Right Shift as Division by Powers of Two
A right shift moves every bit one position to the right. When a bit moves to the right, it moves into a position with half the place value. Because of that, shifting right by one position usually divides the number by $2$. Shifting right by two positions usually divides the number by $4$, and shifting right by three positions usually divides the number by $8$.
$$\text{Right shift by }n\text{ positions usually means dividing by }2^n$$
For example, start with $00101000_2$, which equals $40_{10}$. If we shift it right by one position, it becomes $00010100_2$, which equals $20_{10}$.
This matches the rule because $40 \div 2 = 20$.
$$00101000_2 \gg 1 = 00010100_2$$
$$40_{10}\div 2=20_{10}$$
If we shift $00101000_2$ right by two positions, it becomes $00001010_2$, which equals $10_{10}$. This matches the rule because $40 \div 4 = 10$.
$$00101000_2 \gg 2 = 00001010_2$$
$$40_{10}\div 2^2=40_{10}\div 4=10_{10}$$
However, you should keep in mind that, bits that move outside the range are lost.

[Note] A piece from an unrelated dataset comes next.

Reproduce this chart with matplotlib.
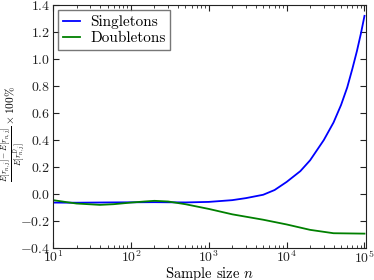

Therefore, if the number is odd, information will be lost when shifting to the right.
For example, $00000101_2$ is $5_{10}$. If we shift it right by one position, it becomes $00000010_2$, which is $2_{10}$. Mathematically, $5 \div 2 = 2.5$, but binary integer shifting does not keep the decimal part. The fractional part is discarded.
$$00000101_2 \gg 1 = 00000010_2$$
$$5_{10}\div 2=2.5,\quad \text{but integer shifting gives }2_{10}$$
So, right shifting is very useful when we want to divide whole numbers by powers of $2$.
Summary
Bit shifting is useful because computers are built from circuits that work naturally with bits. Moving bits left or right is a simple operation for hardware. This is why programmers use shifting when they need to perform efficient multiplication or division by powers of $2$.